Why It Raises Sharia Concerns
1. High Interest-Bearing Debt (Deciding Screen)
Utilities are among the most capital-intensive businesses in the market. Ameren funds its rate-base investment with a large, continuously refinanced pool of interest-bearing debt, so its total-debt-to-market-cap ratio typically sits at or above the 33% screening threshold. This is the deciding screen and should be confirmed against the latest filings.
2. Interest Income and Regulatory Assets
Ameren earns incidental interest income on cash and regulatory balances. This should be checked against the 5% interest-income threshold and the corresponding portion of returns purified.
Financial Ratios
Based on Ameren's most recent financial statements:
- Total Debt / Market Cap: At or above the threshold — confirm against filings ⚠️ (threshold: under 33%)
- Interest Income: Check against threshold ⚠️ (threshold: under 5%; purify)
- Haram Revenue: None from the core energy service ✅ (threshold: under 5%)
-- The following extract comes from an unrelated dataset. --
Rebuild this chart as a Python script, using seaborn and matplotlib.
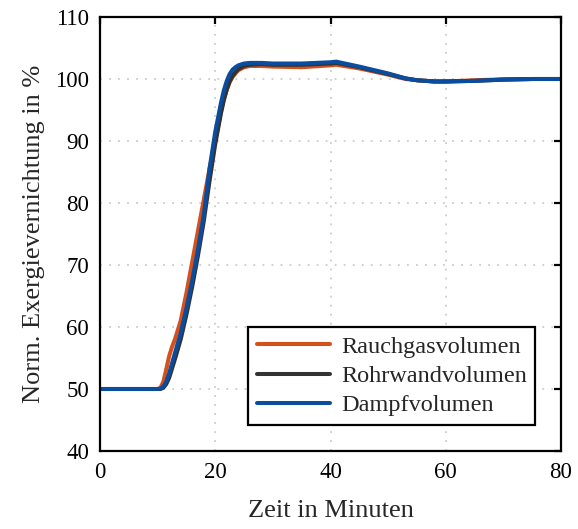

- Receivables Ratio: Confirm against filings ⚠️ (threshold: 49–70%, varies by board)
The verdict is ratio-dependent and can shift as the balance sheet changes, so re-screen against the latest filings.
What About Purification?
Investors who take the lenient view that AEE is merely doubtful rather than impermissible should apply purification for the interest exposure — donating the corresponding share of gains to charity. Stricter investors may prefer utilities with lower leverage or dedicated Sharia-compliant infrastructure funds.
Verdict from Major Screening Agencies
Ameren stock is generally screened as doubtful by:
- Zoya App — Doubtful / borderline on leverage ⚠️
- MSCI Islamic criteria — Depends on debt ratio ⚠️
- Most major Sharia advisory boards — Doubtful, purification required if held ⚠️
Bottom Line
Ameren (AEE) is doubtful for Muslim investors. Supplying electricity and gas is permissible at the activity level, but the regulated-utility model is structurally dependent on interest-bearing leverage, so the debt screen tends to sit near or above the threshold. Confirm the ratios against the latest filings; investors holding AEE should apply purification, while stricter investors may prefer lower-leverage alternatives.